Realization of waveguide many-body quantum optics

TL;DR

This paper demonstrates the realization of many-body quantum optics by coherently coupling multiple solid-state artificial atoms to a nanophotonic waveguide, enabling control over higher-order photon correlations and scalable quantum interactions.

Contribution

The authors experimentally realize and analyze many-body quantum optics phenomena in waveguide QED with multiple quantum emitters, advancing scalable quantum photonic systems.

Findings

Observation of genuine three-photon correlations from two coupled emitters

Scaling to three resonant quantum emitters coupled to the waveguide

Demonstration of higher-order photon correlations controlled by emitter number

Abstract

Controlling light photon-by-photon is central to quantum optics. At a fundamental level, photon interactions are mediated by their coupling to atoms, and ultimate control requires deterministic light-matter interfacing of single photons to single atoms. Extending this paradigm to radiatively couple multiple individual atoms in a deterministic and scalable manner opens the arena of many-body quantum optics. Here, we realize such a setting by coherently coupling solid-state artificial atoms to a nanophotonic waveguide and demonstrate higher-order photon correlations that are controlled by the number of quantum emitters. We study the scaling of nonlinear photonic transport induced by emitter-photon scattering and demonstrate that adding a quantum emitter generates higher-order photon correlations.
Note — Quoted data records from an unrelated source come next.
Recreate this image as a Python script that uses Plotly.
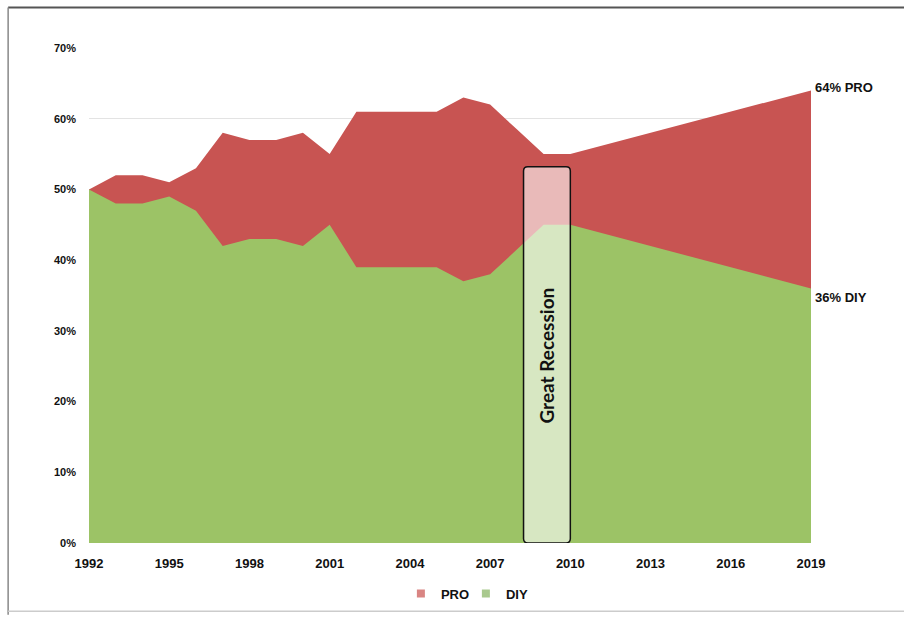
import plotly.graph_objects as go

# Share of spending: professional (PRO) vs do-it-yourself (DIY)
years = [1992, 1993, 1994, 1995, 1996, 1997, 1998, 1999, 2000, 2001,
         2002, 2003, 2004, 2005, 2006, 2007, 2008, 2009, 2010, 2019]
pro = [50, 52, 52, 51, 53, 58, 57, 57, 58, 55,
       61, 61, 61, 61, 63, 62, 58.5, 55, 55, 64]
diy = [50, 48, 48, 49, 47, 42, 43, 43, 42, 45,
       39, 39, 39, 39, 37, 38, 41.5, 45, 45, 36]

x_ticks = [1992, 1995, 1998, 2001, 2004, 2007, 2010, 2013, 2016, 2019]
y_ticks = [0, 10, 20, 30, 40, 50, 60, 70]

recession_start, recession_end, recession_top = 2008.25, 2010.0, 53.2

RED = "#C85452"
GREEN = "#9CC366"
FONT = "Liberation Sans"

fig = go.Figure()
fig.add_trace(go.Scatter(x=years, y=pro, name="PRO", mode="none",
                         fill="tozeroy", fillcolor=RED, showlegend=False))
fig.add_trace(go.Scatter(x=years, y=diy, name="DIY", mode="none",
                         fill="tozeroy", fillcolor=GREEN, showlegend=False))

# Square legend keys for the two areas
for name, col in [("PRO", "#D98583"), ("DIY", "#A9C98E")]:
    fig.add_trace(go.Scatter(x=[None], y=[None], mode="markers",
                             name=f"<b>{name}</b>",
                             marker=dict(symbol="square", size=8, color=col)))

# Rounded box marking the recession
rx, ry = 0.16, 0.6
x0, x1, y0, y1 = recession_start, recession_end, 0, recession_top
path = (f"M {x0+rx},{y0} L {x1-rx},{y0} Q {x1},{y0} {x1},{y0+ry} "
        f"L {x1},{y1-ry} Q {x1},{y1} {x1-rx},{y1} "
        f"L {x0+rx},{y1} Q {x0},{y1} {x0},{y1-ry} "
        f"L {x0},{y0+ry} Q {x0},{y0} {x0+rx},{y0} Z")
fig.add_shape(type="path", path=path, xref="x", yref="y",
              fillcolor="rgba(255,255,255,0.6)",
              line=dict(color="#111111", width=1.5), layer="above")

fig.add_annotation(x=(x0 + x1) / 2, y=26.5, xref="x", yref="y",
                   text="<b>Great Recession</b>", textangle=-90, showarrow=False,
                   font=dict(family="Lato", size=19, color="#111111"))

fig.add_annotation(x=2019, y=pro[-1], text=f"<b>{pro[-1]}% PRO</b>",
                   xanchor="left", xshift=2, yshift=3, showarrow=False,
                   font=dict(family=FONT, size=13, color="#111111"))
fig.add_annotation(x=2019, y=diy[-1], text=f"<b>{diy[-1]}% DIY</b>",
                   xanchor="left", xshift=2, yshift=-9, showarrow=False,
                   font=dict(family=FONT, size=13, color="#111111"))

# Frame around the chart
for (xa, ya, xb, yb, col, w) in [
        (-0.112, 1.082, 1.2, 1.082, "#555555", 2),
        (-0.112, 1.082, -0.112, -0.145, "#888888", 1.5),
        (-0.112, -0.138, 1.2, -0.138, "#CCCCCC", 1.5)]:
    fig.add_shape(type="line", xref="paper", yref="paper",
                  x0=xa, y0=ya, x1=xb, y1=yb, line=dict(color=col, width=w))

fig.update_layout(
    width=904, height=620,
    margin=dict(l=89, r=93, t=48, b=73),
    paper_bgcolor="white", plot_bgcolor="white",
    font=dict(family=FONT, color="#222222"),
    showlegend=True,
    legend=dict(orientation="h", x=0.522, xanchor="center", y=-0.102,
                yanchor="middle", font=dict(family=FONT, size=13, color="#111111"),
                itemwidth=30, entrywidth=20, entrywidthmode="pixels",
                tracegroupgap=0),
    xaxis=dict(range=[1992, 2019], tickvals=x_ticks,
               ticktext=[f"<b>{t}</b>" for t in x_ticks],
               showgrid=False, zeroline=False, showline=False,
               tickfont=dict(family=FONT, size=13, color="#111111"),
               ticklabelstandoff=11),
    yaxis=dict(range=[0, 70], tickvals=y_ticks,
               ticktext=[f"<b>{t}%</b>" for t in y_ticks],
               showgrid=True, gridcolor="#E3E3E3", gridwidth=1,
               zeroline=False, showline=False,
               tickfont=dict(family=FONT, size=11, color="#111111"),
               ticklabelstandoff=12),
)

fig.write_html("out.html")
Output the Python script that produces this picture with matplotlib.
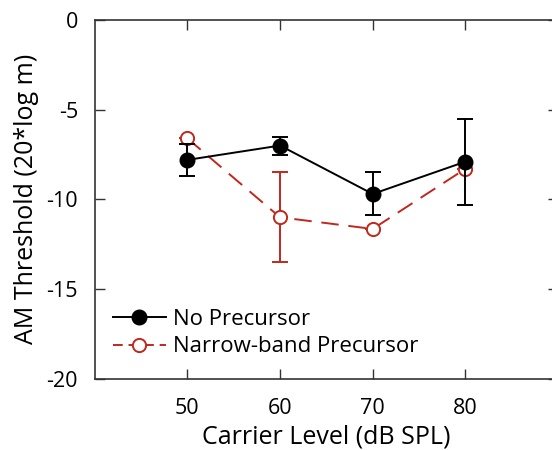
import numpy as np
import matplotlib.pyplot as plt
from matplotlib.lines import Line2D

plt.rcParams['font.family'] = ['Open Sans', 'DejaVu Sans']

levels = [50, 60, 70, 80]

# no precursor: mean threshold and error
no_pre = [-7.8, -7.0, -9.7, -7.9]
no_pre_err = [0.9, 0.5, 1.2, 2.4]

# narrow-band precursor
nb_pre = [-6.6, -11.0, -11.65, -8.3]
nb_pre_err = [0.0, 2.5, 0.0, 0.0]

red = '#c0281c'

fig = plt.figure(figsize=(5.52, 4.5), dpi=100)
ax = fig.add_axes([94.7 / 552, 71.3 / 450, (558 - 94.7) / 552, (378.7 - 20) / 450])

ax.errorbar(levels, no_pre, yerr=no_pre_err, color='black', lw=1.4,
            marker='o', ms=10.5, mfc='black', mec='black',
            capsize=6, capthick=1.4, elinewidth=1.4, zorder=3)
ax.errorbar(levels, nb_pre, yerr=nb_pre_err, color=red, lw=1.4, dashes=(9, 5),
            marker='o', ms=9.5, mfc='white', mec=red, mew=1.4,
            capsize=6, capthick=1.4, elinewidth=1.4, zorder=2)

ax.set_xlim(40, 90)
ax.set_ylim(-20, 0)
ax.set_xticks(levels)
ax.set_yticks([-20, -15, -10, -5, 0])
ax.set_yticklabels(['-20', '-15', '-10', '-5', '0'])
ax.tick_params(direction='in', length=7.2, width=1, labelsize=15.5, pad=12,
               top=True, right=True, color='#333333')
ax.tick_params(axis='x', pad=14)
for s in ax.spines.values():
    s.set_linewidth(1.2)
    s.set_color('#333333')

ax.set_xlabel('Carrier Level (dB SPL)', fontsize=18, labelpad=4)
ax.set_ylabel('AM Threshold (20*log m)', fontsize=18, labelpad=5)

handles = [
    Line2D([], [], color='black', lw=1.4, marker='o', ms=10.5, mfc='black'),
    Line2D([], [], color=red, lw=1.4, dashes=(5, 3), marker='o', ms=9.5,
           mfc='white', mec=red, mew=1.4),
]
ax.legend(handles, ['No Precursor', 'Narrow-band Precursor'],
          loc='upper left', bbox_to_anchor=(0.01, 0.232), frameon=False,
          fontsize=16, handlelength=2.4, handletextpad=0.3, labelspacing=0.3,
          borderaxespad=0.2)

fig.savefig('out.png', dpi=100)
Specifically, we experimentally observe genuine three-photon correlations from a pair of collectively coupled emitters, while contributions from lower photon numbers are suppressed. In addition, we scale to three resonant quantum emitters coupled to the waveguide. These advancements demonstrate the onset of many-body quantum optics in waveguide quantum electrodynamics, enabling new photonic quantum simulators, the creation of many-body entangled states, and the exploration of novel quantum phase transitions.